Tally the lines holding the string "code" and reply with that number alone.

- - -

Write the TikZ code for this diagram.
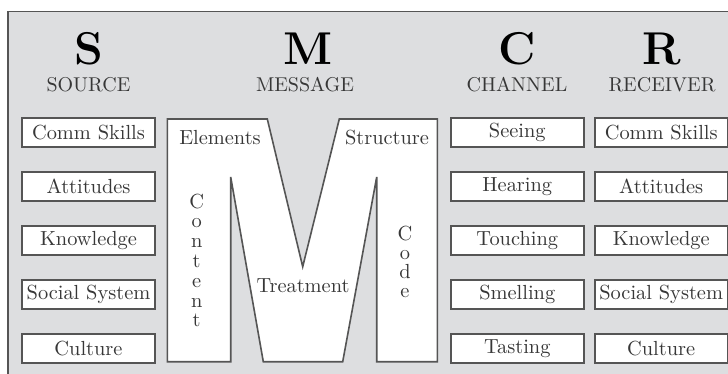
\documentclass[tikz,border=0pt]{standalone}
\usepackage{tikz}
\tikzstyle{every path}=[line width=0.8pt]
\definecolor{panelgray}{RGB}{221,222,224}
\definecolor{framegray}{RGB}{85,85,85}
\definecolor{inkgray}{RGB}{55,55,55}
\tikzstyle{itembox}=[draw=framegray, fill=white, minimum width=66.5pt, minimum height=14.5pt, inner sep=0pt, text=inkgray, font=\fontsize{10.2}{12}\selectfont]
\tikzstyle{bigletter}=[anchor=base, text=black, font=\fontsize{23}{26}\selectfont\bfseries]
\tikzstyle{headword}=[anchor=base, text=inkgray, font=\fontsize{10}{12}\selectfont]
\tikzstyle{mlabel}=[anchor=base, inner sep=0pt, text=inkgray, font=\fontsize{10.2}{12}\selectfont]

\begin{document}
\begin{tikzpicture}[x=0.5pt, y=-0.5pt]
    \useasboundingbox (0,0) rectangle (728,374);

    % panel
    \fill[panelgray] (8,11.5) rectangle (728,374);
    \draw[framegray] (728,11.5) -- (8,11.5) -- (8,374);

    % headings
    \node[bigletter] (S) at (88.5,65) {S};
    \node[headword] (source) at (88.5,92) {SOURCE};
    \node[bigletter] (M) at (308,65) {M};
    \node[headword] (message) at (305,92) {MESSAGE};
    \node[bigletter] (C) at (517,65) {C};
    \node[headword] (channel) at (517,92) {CHANNEL};
    \node[bigletter] (R) at (662,65) {R};
    \node[headword] (receiver) at (662,92) {RECEIVER};

    % source, channel and receiver columns
    \foreach \item [count=\i] in {Comm Skills, Attitudes, Knowledge, Social System, Culture}
        \node[itembox] (src\i) at (88.5, 78.5+54*\i) {\item};
    \foreach \item [count=\i] in {Seeing, Hearing, Touching, Smelling, Tasting}
        \node[itembox] (chn\i) at (517.3, 78.5+54*\i) {\item};
    \foreach \item [count=\i] in {Comm Skills, Attitudes, Knowledge, Social System, Culture}
        \node[itembox] (rcv\i) at (661.2, 78.5+54*\i) {\item};

    % the big M
    \draw[framegray, fill=white] (167.3,119) -- (267.3,119) -- (302.7,266.7)
        -- (339.3,119) -- (437.3,119) -- (437.3,361.7) -- (376.7,361.7)
        -- (376.7,177) -- (342.7,361.7) -- (263.3,361.7) -- (230.7,177)
        -- (230.7,361.7) -- (167.3,361.7) -- cycle;

    \node[mlabel] (elements) at (220,144) {Elements};
    \node[mlabel] (structure) at (387,144) {Structure};
    \node[mlabel] (treatment) at (303,292.7) {Treatment};
    \foreach \ch [count=\i from 0] in {C,o,n,t,e,n,t}
        \node[mlabel] (content\i) at (196.7, 208+19.8*\i) {\ch};
    \foreach \ch [count=\i from 0] in {C,o,d,e}
        \node[mlabel] (code\i) at (405, 240+19*\i) {\ch};
\end{tikzpicture}
\end{document}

- - -

### Problem solution
2